* **WHAT TO PRODUCE**:
Identify the lines that contain the word "chart" and copy each one.

* **SUPPLIED INFORMATION**:

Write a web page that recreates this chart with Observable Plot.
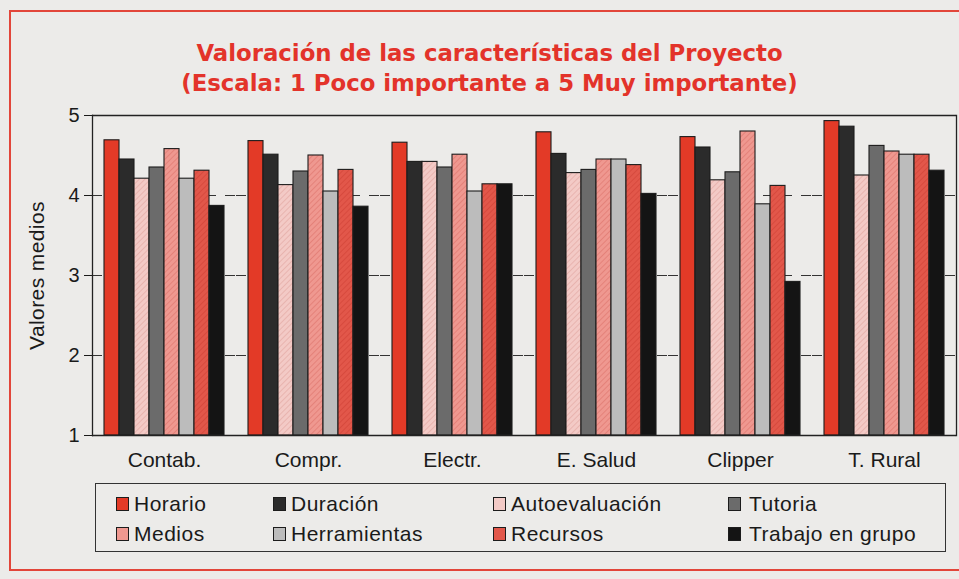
<!DOCTYPE html>
<html>
<head>
<meta charset="utf-8">
<script src="https://cdn.jsdelivr.net/npm/d3@7"></script>
<script src="https://cdn.jsdelivr.net/npm/@observablehq/plot@0.6"></script>
<style>
  html, body { margin: 0; padding: 0; background: #ecebe9; }
  #wrap { position: relative; width: 959px; height: 579px; overflow: hidden; background: #ecebe9;
          font-family: "Liberation Sans", Arial, Helvetica, sans-serif; color: #1a1a1a; }
  #border { position: absolute; left: 9px; top: 10px; width: 970px; height: 561px;
            border: 2px solid #e2463a; box-sizing: border-box; }
  #title { position: absolute; left: 0; width: 979px; top: 38px; text-align: center;
           color: #e3332a; font-family: "DejaVu Sans", sans-serif; font-weight: bold; font-size: 22.8px; line-height: 30px; }
  #chart { position: absolute; left: 0; top: 0; }
  #legend { position: absolute; left: 95px; top: 483px; width: 851px; height: 69px;
            border: 1.5px solid #333; box-sizing: border-box; }
  .item { position: absolute; font-size: 21px; letter-spacing: 0.5px; line-height: 24px; white-space: nowrap; }
  .sw { position: absolute; width: 11px; height: 12px; border: 1.3px solid #1c1c1c; top: 5px; left: 0; }
  .lab { position: absolute; top: 0; }
</style>
</head>
<body>
<div id="wrap">
  <div id="border"></div>
  <div id="title">Valoración de las características del Proyecto<br>(Escala: 1 Poco importante a 5 Muy importante)</div>
  <div id="chart"></div>
  <div id="legend"></div>
</div>
<script>
const categories = ["Contab.", "Compr.", "Electr.", "E. Salud", "Clipper", "T. Rural"];
const series = ["Horario", "Duración", "Autoevaluación", "Tutoria", "Medios", "Herramientas", "Recursos", "Trabajo en grupo"];

const horario        = [4.69, 4.68, 4.66, 4.79, 4.73, 4.93];
const duracion       = [4.45, 4.51, 4.42, 4.52, 4.60, 4.86];
const autoevaluacion = [4.21, 4.13, 4.42, 4.28, 4.19, 4.25];
const tutoria        = [4.35, 4.30, 4.35, 4.32, 4.29, 4.62];
const medios         = [4.58, 4.50, 4.51, 4.45, 4.80, 4.55];
const herramientas   = [4.21, 4.05, 4.05, 4.45, 3.89, 4.51];
const recursos       = [4.31, 4.32, 4.14, 4.38, 4.12, 4.51];
const trabajo        = [3.87, 3.86, 4.14, 4.02, 2.92, 4.31];

const yTicks = [1, 2, 3, 4, 5];
const gridTicks = [2, 3, 4];
const frameTicks = [1, 5];

const seriesValues = [horario, duracion, autoevaluacion, tutoria, medios, herramientas, recursos, trabajo];
const baseColors = ["#e33a27", "#2b2b2b", "#f3cac6", "#6b6b6b", "#ef9890", "#bcbcbc", "#e2574a", "#141414"];
const hatch = [null, null, "#e6aea9", null, "#e27c74", null, "#d4463a", null];

const data = [];
categories.forEach((c, i) => series.forEach((s, j) => data.push({category: c, series: s, value: seriesValues[j][i]})));

const fillOf = series.map((s, j) => hatch[j] ? `url(#hatch${j})` : baseColors[j]);

const svg = Plot.plot({
  width: 959,
  height: 480,
  marginLeft: 91,
  marginRight: 3,
  marginTop: 115,
  marginBottom: 45,
  style: {background: "transparent", fontFamily: "'Liberation Sans', Arial, Helvetica, sans-serif", fontSize: "20px", color: "#1a1a1a", overflow: "visible"},
  fx: {domain: categories, padding: 0, label: null},
  x: {domain: series, paddingInner: 0, paddingOuter: 0.55, axis: null},
  y: {domain: [1, 5], label: "Valores medios"},
  marks: [
    Plot.gridY(gridTicks, {stroke: "#333", strokeOpacity: 1, strokeDasharray: "10,9", strokeWidth: 1.2}),
    ...series.map((s, j) => Plot.barY(data.filter(d => d.series === s), {
      fx: "category", x: "series", y1: 1, y2: "value",
      fill: fillOf[j], stroke: "#1c1c1c", strokeWidth: 1.1
    })),
    Plot.ruleY(frameTicks, {stroke: "#222", strokeWidth: 1.3}),
    Plot.frame({anchor: "left", facetAnchor: "left", stroke: "#222", strokeWidth: 1.3}),
    Plot.frame({anchor: "right", facetAnchor: "right", stroke: "#222", strokeWidth: 1.3}),
    Plot.axisY(yTicks, {tickSize: 8, tickPadding: 5, fontSize: 20, tickFormat: "d", label: "Valores medios", labelAnchor: "center", labelArrow: "none", labelOffset: 63}),
    Plot.axisFx({anchor: "bottom", tickSize: 0, tickPadding: 17, fontSize: 21, label: null, style: {letterSpacing: "0.5px"}})
  ]
});

// enlarge the y-axis title to match the reference
d3.select(svg).selectAll("text").filter(function() { return this.textContent === "Valores medios"; })
  .attr("font-size", 21).style("letter-spacing", "0.4px");

const defs = d3.select(svg).insert("defs", ":first-child");
series.forEach((s, j) => {
  if (!hatch[j]) return;
  const p = defs.append("pattern").attr("id", `hatch${j}`).attr("patternUnits", "userSpaceOnUse")
    .attr("width", 4).attr("height", 4).attr("patternTransform", "rotate(45)");
  p.append("rect").attr("width", 4).attr("height", 4).attr("fill", baseColors[j]);
  p.append("line").attr("x1", 0).attr("y1", 0).attr("x2", 0).attr("y2", 4).attr("stroke", hatch[j]).attr("stroke-width", 1.6);
});

document.getElementById("chart").appendChild(svg);

// legend
const legend = document.getElementById("legend");
const colX = [20, 177, 397, 632];
const rowY = [8, 38];
series.forEach((s, j) => {
  const item = document.createElement("div");
  item.className = "item";
  item.style.left = colX[j % 4] + "px";
  item.style.top = rowY[Math.floor(j / 4)] + "px";
  const sw = document.createElement("span");
  sw.className = "sw";
  sw.style.background = baseColors[j];
  const lab = document.createElement("span");
  lab.className = "lab";
  lab.style.left = (j % 4 === 3 ? 21 : 18) + "px";
  lab.textContent = s;
  item.appendChild(sw);
  item.appendChild(lab);
  legend.appendChild(item);
});
</script>
</body>
</html>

* **FINISHED TASK**:
Write a web page that recreates this chart with Observable Plot.
  #chart { position: absolute; left: 0; top: 0; }
  <div id="chart"></div>
document.getElementById("chart").appendChild(svg);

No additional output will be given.